Same with Persona 3 even. So many of these games have tapped into the same types of battles. You have battles where you have to exploit an enemy’s weakness, but another enemy reflects or resists that element. Or the adjacent enemy is weak too and you have to figure that out. Or you have a battle where all the enemies are debuffing you. Or you have to deal with a healer in the battle. But as someone who’s played a lot of these games, these are all strategy archetypes that you have to overcome in literally every SMT game, so that becomes repetitive. It’s still fun because you can still push-turn, but it’s repetitive.

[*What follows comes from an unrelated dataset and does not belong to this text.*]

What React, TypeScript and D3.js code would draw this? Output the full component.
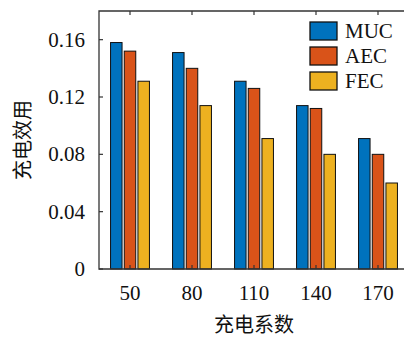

So where is the game at fault? I’m going to say not in the graphics department either, because the game utilizes a really colorful and, once again, artistically cohesive cyberpunk demon world design, and it totally works. I really enjoyed the character designs for the most part. Some characters like Saizo I’m kind of indifferent to or think are kind of lame, but at least Ringo’s design is awesome, and the demons look fantastic in this game.
The world itself is just really cool and really colorful, neo-neon demony cyberpunk Japan. You can’t go wrong. It’s just fun. The visuals I also liked, and I’m sure that’s something else people knocked online for whatever reason, but I think the visuals are awesome.
Sound design is great. I even thought the voice acting was pretty good. It’s definitely a letdown for people who have played Persona, since Atlus has a high bar there. To be honest, the voice acting is not the problem. The character writing is pretty bad, so you get a lot of crappy dialogue that’s well acted, and that contrast makes it seem like the voice acting is bad. But purely from a sound design standpoint, the game succeeds.
Even the story is pretty good. It’s not bad, especially considering that this is an SMT game. These games are not known for their story. It’s true that there are no branching paths, which is pretty typical, although I think the original Soul Hackers might have had that. Maybe that was removed. I can understand if people are disappointed with that.
The story itself is, for this kind of game, pretty okay. I was decently invested in the characters. A lot of their individual stories are on the derivative side for a JRPG. There’s nothing mind-blowing, and the story is admittedly light and thin, but I actually liked that. It’s very clear what’s going on. I’m like a dad now who can play this game for two hours every once in a while, but I know exactly what’s going on. I have to beat the Iron Mask guy and recover the magic spear thing before he gets them and rules the world. I was like, okay, this is something I can understand.
The emphasis really is on gameplay and grinding, but not in an overtly grindy way. You are tackling a lot of the same dungeons while also doing a lot of side quests, and there are a lot of side quests. But the game doesn’t feel that grindy as long as you’re willing to look at the quest log as a fun component of the experience. If you ignore it, your characters will be underleveled. But if you embrace it and you’re okay with checklist-style gameplay, you’ll enjoy this game because there’s a variety of activities.
You’re fetching stuff, defeating a certain number of demons, targeting mini-boss demons with gimmicks or constraints. Your characters are leveling up, you’re improving, and you’re engaging with the systems, which is where the game really wants you to focus.
There’s also some social link light stuff where you can have meetings at a bar with your party members. They’re mostly kind of lame, frivolous conversations, but I appreciate the effort to deepen the character relationships.
So I don’t know, I find that this game was pretty solid. I didn’t think it was really bad in any specific area. It’s lean. I think it’s very purposefully designed. I think it just came off wrong to players because it’s way more in the spirit of SMT than people are comfortable with.